I just finished writing a response to a comment about one of my posts regarding fellatio. In that response I stated that I was unable to become sexually aroused if I knew my partner wasn’t enjoying herself.
Once again it got me thinking about why I feel this way…and my mind wandered back to the Ice Queen.
My ex-wife was my personal nightmare when it came to sex…and my sexual arousal. I think she has left me with some psychological issues that perhaps I should have sought some help for. My reason for not seeking this help at this point in my life is my current wife. I feel so open, safe and real with her…that the past seems to be just fading into nothingness. It is only when I write something that I am reminded of how bizarre my ex was.
Real situations that occurred with my ex:
- She would go to bed at 8:00 PM. If I joined her and tried to initiate some form or physical contact…she would say something to the effect, “You can fuck me if you want…but be quick about it”. I actually tried this a few times but found that a woman lying there not making the slightest sound or movement was disturbing.

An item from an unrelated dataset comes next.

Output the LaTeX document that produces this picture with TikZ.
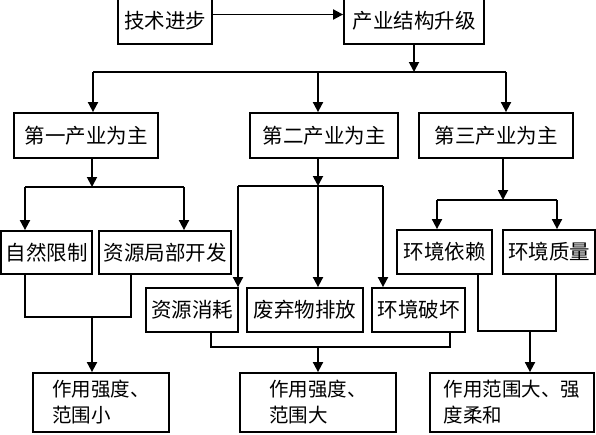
\documentclass[tikz,border=0pt]{standalone}
\usepackage{fontspec}
\newfontfamily\cjk{Noto Sans CJK SC}
\usetikzlibrary{arrows.meta}
\tikzset{
  box/.style={draw, line width=1.8pt, inner sep=0pt, align=left,
    font=\cjk\fontsize{20.5}{26}\selectfont},
  twoline/.style={font=\cjk\fontsize{19.5}{26}\selectfont},
  ln/.style={line width=1.8pt},
  arr/.style={line width=1.8pt, -{Triangle[length=10pt,width=10pt]}}
}
\begin{document}
\begin{tikzpicture}[x=1pt,y=-1pt]
\useasboundingbox (0,0) rectangle (596,434);
\clip (0,0) rectangle (596,434);
% top
\node[box, minimum width=94, minimum height=47] (tech) at (165,20.5) {技术进步};
\node[box, minimum width=140, minimum height=47] (ind) at (414,20.5) {产业结构升级};
% level 2
\node[box, minimum width=144, minimum height=45] (p1) at (86,135.5) {第一产业为主};
\node[box, minimum width=148, minimum height=45] (p2) at (324,135.5) {第二产业为主};
\node[box, minimum width=154, minimum height=45] (p3) at (496,135.5) {第三产业为主};
% level 3
\node[box, minimum width=91, minimum height=43] (zr) at (46.5,252.5) {自然限制};
\node[box, minimum width=132, minimum height=43] (zy) at (165,252.5) {资源局部开发};
\node[box, minimum width=95, minimum height=44] (hy) at (444.5,252) {环境依赖};
\node[box, minimum width=92, minimum height=44] (hz) at (549,252) {环境质量};
% level 4
\node[box, minimum width=92, minimum height=44] (zx) at (192,310) {资源消耗};
\node[box, minimum width=116, minimum height=44] (fq) at (305,310) {废弃物排放};
\node[box, minimum width=93, minimum height=44] (hp) at (418.5,310) {环境破坏};
% bottom
\node[box, twoline, minimum width=136, minimum height=59] (b1) at (101,402.5) {作用强度、\\范围小};
\node[box, twoline, minimum width=156, minimum height=59] (b2) at (318,402.5) {作用强度、\\范围大};
\node[box, twoline, minimum width=164, minimum height=59] (b3) at (512,402.5) {作用范围大、强\\度柔和};
% connectors top
\draw[arr] ([yshift=6pt]tech.east) -- ([yshift=6pt]ind.west);
\coordinate (bus) at (414,72);
\coordinate (j1) at (93,72);
\coordinate (j2) at (318,72);
\coordinate (j3) at (506,72);
\draw[arr] (ind.south) -- (bus);
\draw[ln] (j1) -- (j3);
\draw[arr] (j1) -- (j1 |- p1.north);
\draw[arr] (j2) -- (j2 |- p2.north);
\draw[arr] (j3) -- (j3 |- p3.north);
% first
\coordinate (k1) at (92,187);
\coordinate (k1a) at (25,187);
\coordinate (k1b) at (184,187);
\draw[arr] (p1.south -| k1) -- (k1);
\draw[ln] (k1a) -- (k1b);
\draw[arr] (k1a) -- (k1a |- zr.north);
\draw[arr] (k1b) -- (k1b |- zy.north);
% second
\coordinate (k2) at (318,186);
\coordinate (k2a) at (238,186);
\coordinate (k2b) at (383,186);
\draw[arr] (p2.south -| k2) -- (k2);
\draw[ln] (k2a) -- (k2b);
\draw[arr] (k2a) -- (k2a |- zx.north);
\draw[arr] (k2) -- (k2 |- fq.north);
\draw[arr] (k2b) -- (k2b |- hp.north);
% third
\coordinate (k3) at (503,200);
\coordinate (k3a) at (437,200);
\coordinate (k3b) at (557,200);
\draw[arr] (p3.south -| k3) -- (k3);
\draw[ln] (k3a) -- (k3b);
\draw[arr] (k3a) -- (k3a |- hy.north);
\draw[arr] (k3b) -- (k3b |- hz.north);
% bottom joins
\coordinate (m1a) at (25,317);
\coordinate (m1b) at (131,317);
\coordinate (m1) at (92,317);
\draw[ln] (zr.south -| m1a) -- (m1a) -- (m1b) -- (zy.south -| m1b);
\draw[arr] (m1) -- (m1 |- b1.north);
\coordinate (m2a) at (211,347);
\coordinate (m2b) at (450,347);
\coordinate (m2) at (318,347);
\draw[ln] (zx.south -| m2a) -- (m2a) -- (m2b) -- (hp.south -| m2b);
\draw[arr] (m2) -- (m2 |- b2.north);
\coordinate (m3a) at (478,331);
\coordinate (m3b) at (556,331);
\coordinate (m3) at (530,331);
\draw[ln] (hy.south -| m3a) -- (m3a) -- (m3b) -- (hz.south -| m3b);
\draw[arr] (m3) -- (m3 |- b3.north);
\end{tikzpicture}
\end{document}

- She actually fell asleep during my performing oral sex or during intercourse…quite a few times actually. Makes a guy feel REAL good….
- She answered the phone on a couple of occasions…during sex. It wasn’t an emergency…was her sister one time and a friend the other time. Actually started talking to the caller as if nothing was going on….I got up and left.

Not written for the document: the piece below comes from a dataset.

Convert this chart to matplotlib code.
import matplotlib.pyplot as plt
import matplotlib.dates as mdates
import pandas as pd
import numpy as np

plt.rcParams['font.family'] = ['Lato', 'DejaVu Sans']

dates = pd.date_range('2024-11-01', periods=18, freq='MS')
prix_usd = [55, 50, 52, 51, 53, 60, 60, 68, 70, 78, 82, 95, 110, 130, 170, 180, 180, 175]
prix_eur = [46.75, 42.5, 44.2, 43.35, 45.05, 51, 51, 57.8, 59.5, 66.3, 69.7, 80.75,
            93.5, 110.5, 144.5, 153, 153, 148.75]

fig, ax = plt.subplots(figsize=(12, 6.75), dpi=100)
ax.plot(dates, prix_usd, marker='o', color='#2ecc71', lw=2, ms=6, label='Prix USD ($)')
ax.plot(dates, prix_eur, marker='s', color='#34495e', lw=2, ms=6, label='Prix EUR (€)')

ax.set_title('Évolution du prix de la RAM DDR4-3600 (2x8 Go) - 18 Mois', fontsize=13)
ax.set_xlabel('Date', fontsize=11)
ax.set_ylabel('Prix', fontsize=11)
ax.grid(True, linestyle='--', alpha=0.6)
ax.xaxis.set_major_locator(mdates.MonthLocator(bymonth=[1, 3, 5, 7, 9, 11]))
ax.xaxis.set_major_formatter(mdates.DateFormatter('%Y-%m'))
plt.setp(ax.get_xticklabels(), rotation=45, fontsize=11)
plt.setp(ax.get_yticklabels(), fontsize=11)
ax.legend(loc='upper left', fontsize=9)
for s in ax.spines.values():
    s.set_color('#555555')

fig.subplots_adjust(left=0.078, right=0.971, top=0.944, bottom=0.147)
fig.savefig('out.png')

- It got to the point where I was begging for some sort of sexual contact. She would appease me by “allowing” me to go down on her…but refused anything past that.
- Her response to anything that might be considered even a bit forceful ie: harder pounding?? If you will was an “over-the-top” OWWW (very loud!) or closing of her barely open legs.
- IF I got a blowjob…I can remember a few times in 15 years…I imagine it like fucking a blow up doll…no effort whatsoever on her part…like fucking a pudding cup??
- Sex itself was without the slightest sound, no movement and there was almost a desire to keep her legs as close together as possible.
- Missionary only…any other position was “perverted”
I thought on many occasions that she has been the victim of some sexual assault in her past…but she never said so…and I never found out. I asked her later in our relationship to seek some sort of help because I felt her sexual response was “off” but she refused.
Regardless, I eventually gave up on her. I turned ALL of my attention to porn. For me it was a quick release and a way to remove the tension that otherwise would be creeping into my every thought. I spent the last 8 years of my marriage having sex with my hand and the only time I can remember having actual sex with her was when she was completely drunk.
I am happy to say that I have never experienced that level of disinterest in sex from any other partner since. However when I get an idea that my partner has no great interest, would rather be sleeping or is just going through the motions for my benefit…it is a complete turnoff for me. I should note that my greatest pleasure from sex is derived from my psychological pleasure as opposed to physical…so physical alone just doesn’t cut it.
That got me wondering about how sex with a prostitute or a casual encounter would work for me…hence the reason for this post. I don’t know if I could actually have sex with a woman just for sex. That is to say, I don’t know if I could pay a woman to use her vagina for my personal physical satisfaction. I think that I may not even become physically aroused enough for it to be physically possible. I don’t know if a casual encounter would work much better because in the back of my mind I would be thinking, this is JUST sex…a thought that appeals to me in fantasy but not reality.
If I were to have sex for the sake of my pleasure alone…it would not last as long as lovemaking does. I wouldn’t pace myself or hold off for her. I wouldn’t care if what I wanted to do was not appealing to her…it would be about me. The only time my mind is ok with “using” a woman for sex is when it is part of a fantasy in my head and the actual physical stimulation is typically being provided by my hand.